Vitreoscilla haemoglobin (VHb) is a type of haemoglobin found in the Gram-negative aerobic bacterium, Vitreoscilla. It is the first haemoglobin discovered from bacteria, but unlike classic hemoglobin it is composed only of a single globin molecule.

Discovery

VHb was first discovered by Dale Webster in 1966 from a Vitreoscilla species. Being a soluble protein, and its close similarities of its spectral properties to those of bacterial cytochrome oxidase (cytochrome o), it was initially identified as “soluble cytochrome o”. The real nature of VHb as a hemoglobin rather than a soluble cytochrome was resolved only after the amino acid sequence determined in 1986. The amino acid sequence revealed that it is made up of a single globin domain without additional structural elements, in contrast to typical haemoglobin. Yet the solution of its crystal structure confirmed that the three-dimensional structure of is remarkably similar to the classic globin fold.
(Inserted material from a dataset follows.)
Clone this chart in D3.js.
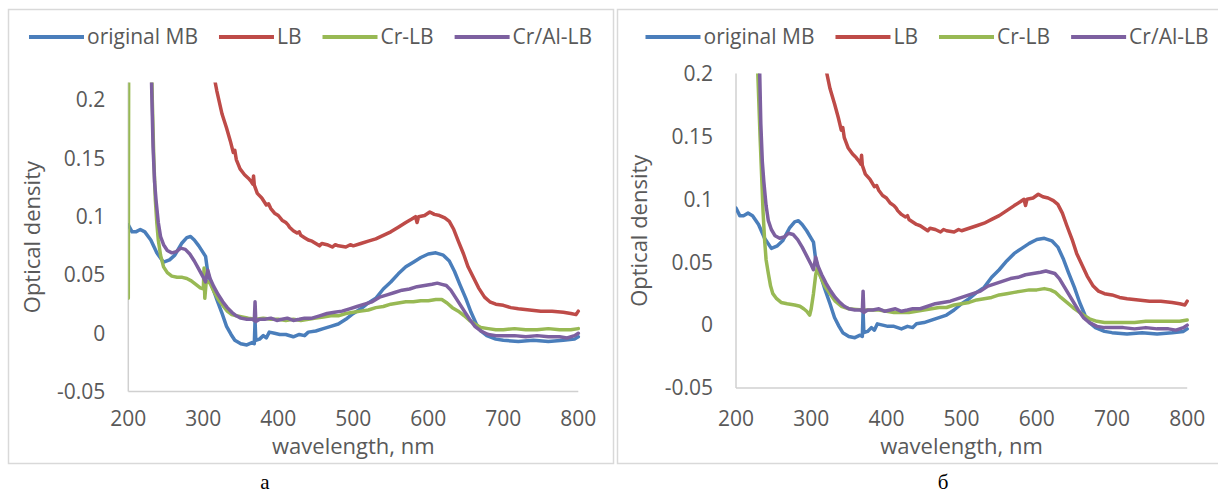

VHb is produced by the gene (vgb) which was cloned in 1988.

Function

VHb is the best understood of all the bacterial haemoglobins, and is attributed to play a number of functions. Its main role is likely the binding of oxygen at low concentrations and its direct delivery to the terminal respiratory oxidase(s) such as cytochrome o. It is also involved in the delivery of oxygen to oxygenases, detoxification of NO by converting it to nitrate, and sensing oxygen concentrations and passing this signal to transcription factors. It has a peroxidase-like activity and effectively eliminate autoxidation-derived H2O2, which is a cause of haeme degradation and iron release.